## EXERCISE
Begin with the first line below and retype each line exactly through the line containing "import plotly.graph_objects as go". Any pictures are to be left out.

## RECORDS SHOWN

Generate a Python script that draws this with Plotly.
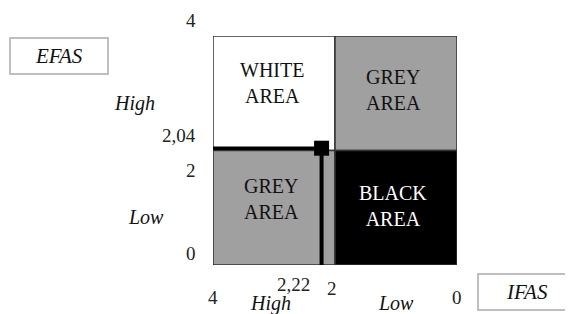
import plotly.graph_objects as go

# ---- data ----
bounds = [0, 2, 4]                       # quadrant boundaries on both axes
quad_labels = ["WHITE<br>AREA", "GREY<br>AREA", "GREY<br>AREA", "BLACK<br>AREA"]
quad_fills = ["#ffffff", "#a0a0a0", "#a0a0a0", "#000000"]
quad_text_colors = ["#111111", "#111111", "#111111", "#ffffff"]
ifas_score = [2.22]
efas_score = [2.04]
y_tick_vals = [4, 2.04, 2, 0]
y_tick_text = ["4", "2,04", "2", "0"]
x_tick_vals = [4, 2.22, 2, 0]
x_tick_text = ["4", "2,22", "2", "0"]

W, H = 573, 314
OFF = 8  # page body margin offset
# plot area in screen pixels: x 213..457, y 36..265
SL, SR, ST, SB = 213, 457, 36, 265
L, T = SL - OFF, ST - OFF
R = W - (SR - OFF)
B = H - (SB - OFF)
PW, PH = SR - SL, SB - ST


def px(xs):
    return (xs - SL) / PW


def py(ys):
    return (SB - ys) / PH


FONT = "Liberation Serif"

fig = go.Figure()

quads = [
    (bounds[2], bounds[1], bounds[1], bounds[2]),  # top-left  White
    (bounds[1], bounds[0], bounds[1], bounds[2]),  # top-right Grey
    (bounds[2], bounds[1], bounds[0], bounds[1]),  # bottom-left Grey
    (bounds[1], bounds[0], bounds[0], bounds[1]),  # bottom-right Black
]
text_shift_y = [10, 3, 9, 2]
text_shift_x = [-2, -3, -3, -3]
shapes = []
annotations = []
for (x0, x1, y0, y1), lab, fc, tc, sy, sx in zip(quads, quad_labels, quad_fills,
                                                 quad_text_colors, text_shift_y, text_shift_x):
    shapes.append(dict(type="rect", xref="x", yref="y", x0=x0, x1=x1, y0=y0, y1=y1,
                       fillcolor=fc, line=dict(color="#333333", width=1.5), layer="below"))
    annotations.append(dict(x=(x0 + x1) / 2, y=(y0 + y1) / 2, xref="x", yref="y",
                            text=lab, showarrow=False, yshift=sy, xshift=sx,
                            font=dict(family=FONT, size=20, color=tc)))

# position lines and marker
fig.add_trace(go.Scatter(x=[bounds[2], ifas_score[0]], y=[efas_score[0], efas_score[0]],
                         mode="lines", line=dict(color="black", width=3.5),
                         hoverinfo="skip", showlegend=False))
fig.add_trace(go.Scatter(x=[ifas_score[0], ifas_score[0]], y=[efas_score[0], bounds[0]],
                         mode="lines", line=dict(color="black", width=4),
                         hoverinfo="skip", showlegend=False))
fig.add_trace(go.Scatter(x=ifas_score, y=efas_score, mode="markers",
                         marker=dict(symbol="square", size=15, color="black"),
                         showlegend=False))

# y tick labels (left side)
y_shifts = [16, 13, -20, 12]
for v, t, s in zip(y_tick_vals, y_tick_text, y_shifts):
    annotations.append(dict(x=px(198), y=v, xref="paper", yref="y", text=t,
                            showarrow=False, xanchor="right", yshift=s,
                            font=dict(family=FONT, size=19, color="#222222")))
# x tick labels (bottom)
x_label_y = [297, 284, 288, 297]
x_label_px = [213, 293, 332, 457]
for v, t, xs, ys in zip(x_tick_vals, x_tick_text, x_label_px, x_label_y):
    annotations.append(dict(x=px(xs), y=py(ys), xref="paper", yref="paper", text=t,
                            showarrow=False, xanchor="center", yanchor="middle",
                            font=dict(family=FONT, size=19, color="#222222")))

# High / Low labels
for txt, xs, ys in [("High", 134, 103), ("Low", 146, 217), ("High", 270, 303), ("Low", 396, 303)]:
    annotations.append(dict(x=px(xs), y=py(ys), xref="paper", yref="paper", text=txt,
                            showarrow=False, xanchor="center", yanchor="middle",
                            font=dict(family=FONT, size=20, color="#111111",
                                      style="italic")))

# EFAS / IFAS boxes
for txt, x0, x1, y0, y1, cx in [("EFAS", 10, 108, 38, 74, 59), ("IFAS", 478, 590, 274, 310, 527)]:
    shapes.append(dict(type="rect", xref="paper", yref="paper",
                       x0=px(x0), x1=px(x1), y0=py(y1), y1=py(y0),
                       fillcolor="white", line=dict(color="#aaaaaa", width=1.5)))
    annotations.append(dict(x=px(cx), y=py((y0 + y1) / 2), xref="paper", yref="paper",
                            text=txt, showarrow=False, xanchor="center", yanchor="middle",
                            font=dict(family=FONT, size=21, color="#111111",
                                      style="italic")))

fig.update_layout(
    width=W, height=H,
    margin=dict(l=L, r=R, t=T, b=B),
    paper_bgcolor="white", plot_bgcolor="white",
    xaxis=dict(range=[bounds[2], bounds[0]], visible=False, fixedrange=True),
    yaxis=dict(range=[bounds[0], bounds[2]], visible=False, fixedrange=True),
    shapes=shapes, annotations=annotations, showlegend=False,
)

fig.write_html("out.html")
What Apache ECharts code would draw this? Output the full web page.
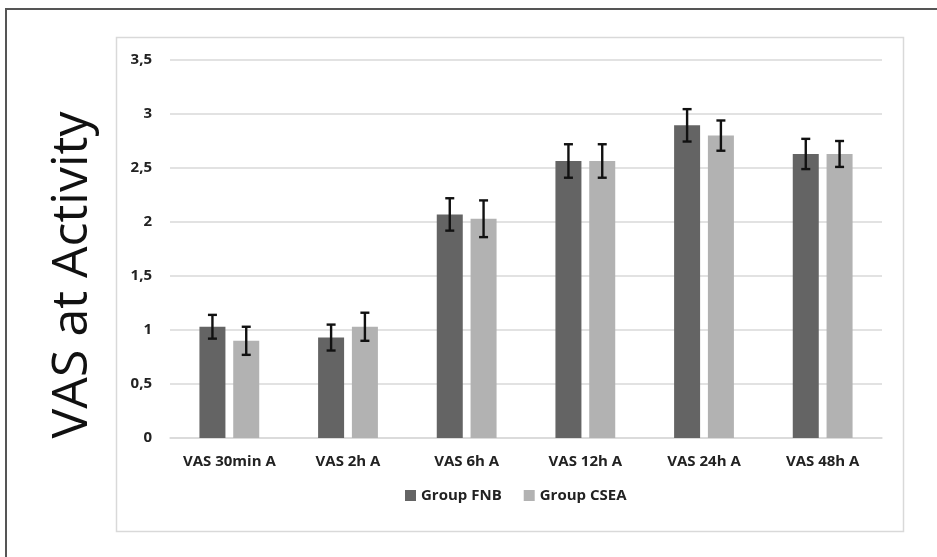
<!DOCTYPE html>
<html>
<head>
<meta charset="utf-8">
<script src="https://cdn.jsdelivr.net/npm/echarts@6/dist/echarts.min.js"></script>
<style>html,body{margin:0;padding:0;background:#fff}#c{width:937px;height:557px}</style>
</head>
<body>
<div id="c"></div>
<script>
const categories = ['VAS 30min A', 'VAS 2h A', 'VAS 6h A', 'VAS 12h A', 'VAS 24h A', 'VAS 48h A'];
const fnbMean = [1.03, 0.93, 2.07, 2.565, 2.895, 2.63];
const fnbErr  = [0.11, 0.12, 0.15, 0.155, 0.15, 0.14];
const cseaMean = [0.90, 1.03, 2.03, 2.565, 2.80, 2.63];
const cseaErr  = [0.13, 0.13, 0.17, 0.155, 0.14, 0.12];
const yTicks = ['0', '0,5', '1', '1,5', '2', '2,5', '3', '3,5'];

const BAR_W = 26, GAP = 7.8;
const font = 'Open Sans';

function errSeries(name, means, errs, sign) {
  return {
    type: 'custom', name: name + ' err', z: 10, silent: true,
    data: means.map((m, i) => [i, m - errs[i], m + errs[i]]),
    renderItem: function (params, api) {
      const i = api.value(0);
      const lo = api.coord([i, api.value(1)]);
      const hi = api.coord([i, api.value(2)]);
      const x = lo[0] + sign * (BAR_W + GAP) / 2;
      const cap = 4.5;
      const st = { stroke: '#111', lineWidth: 2.4 };
      return { type: 'group', children: [
        { type: 'line', shape: { x1: x, y1: lo[1], x2: x, y2: hi[1] }, style: st },
        { type: 'line', shape: { x1: x - cap, y1: lo[1], x2: x + cap, y2: lo[1] }, style: st },
        { type: 'line', shape: { x1: x - cap, y1: hi[1], x2: x + cap, y2: hi[1] }, style: st }
      ]};
    }
  };
}

const chart = echarts.init(document.getElementById('c'));
chart.setOption({
  animation: false,
  graphic: [
    { type: 'rect', shape: { x: 6, y: 9, width: 950, height: 570 }, style: { fill: 'none', stroke: '#555', lineWidth: 2 }, z: -10 },
    { type: 'rect', shape: { x: 116.5, y: 37.5, width: 787, height: 494 }, style: { fill: 'none', stroke: '#d9d9d9', lineWidth: 1.5 }, z: -10 },
    { type: 'text', x: 73, y: 275, rotation: Math.PI / 2,
      style: { text: 'VAS at Activity', font: '50px "' + font + '"', fill: '#111', textAlign: 'center', textVerticalAlign: 'middle' } }
  ],
  grid: { left: 170, right: 55, top: 60, bottom: 119 },
  legend: {
    data: ['Group FNB', 'Group CSEA'], bottom: 49, left: 400, itemWidth: 11, itemHeight: 11, itemGap: 22,
    icon: 'rect', textStyle: { fontFamily: font, fontWeight: 'bold', fontSize: 15, color: '#222' }
  },
  xAxis: {
    type: 'category', data: categories,
    axisLine: { lineStyle: { color: '#d9d9d9', width: 1.5 } },
    axisTick: { show: false },
    axisLabel: { interval: 0, fontFamily: font, fontWeight: 'bold', fontSize: 15, color: '#222', margin: 16 }
  },
  yAxis: {
    type: 'value', min: 0, max: 3.5, interval: 0.5,
    axisLine: { show: false }, axisTick: { show: false },
    splitLine: { lineStyle: { color: '#d9d9d9', width: 1.5 } },
    axisLabel: { fontFamily: font, fontWeight: 'bold', fontSize: 15, color: '#222', margin: 18,
      formatter: (v) => yTicks[Math.round(v / 0.5)] }
  },
  series: [
    { name: 'Group FNB', type: 'bar', data: fnbMean, barWidth: BAR_W, barGap: (GAP / BAR_W * 100) + '%', itemStyle: { color: '#646464' } },
    { name: 'Group CSEA', type: 'bar', data: cseaMean, barWidth: BAR_W, itemStyle: { color: '#b2b2b2' } },
    errSeries('Group FNB', fnbMean, fnbErr, -1),
    errSeries('Group CSEA', cseaMean, cseaErr, 1)
  ]
});
</script>
</body>
</html>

## CORRECT ANSWER
Generate a Python script that draws this with Plotly.
import plotly.graph_objects as go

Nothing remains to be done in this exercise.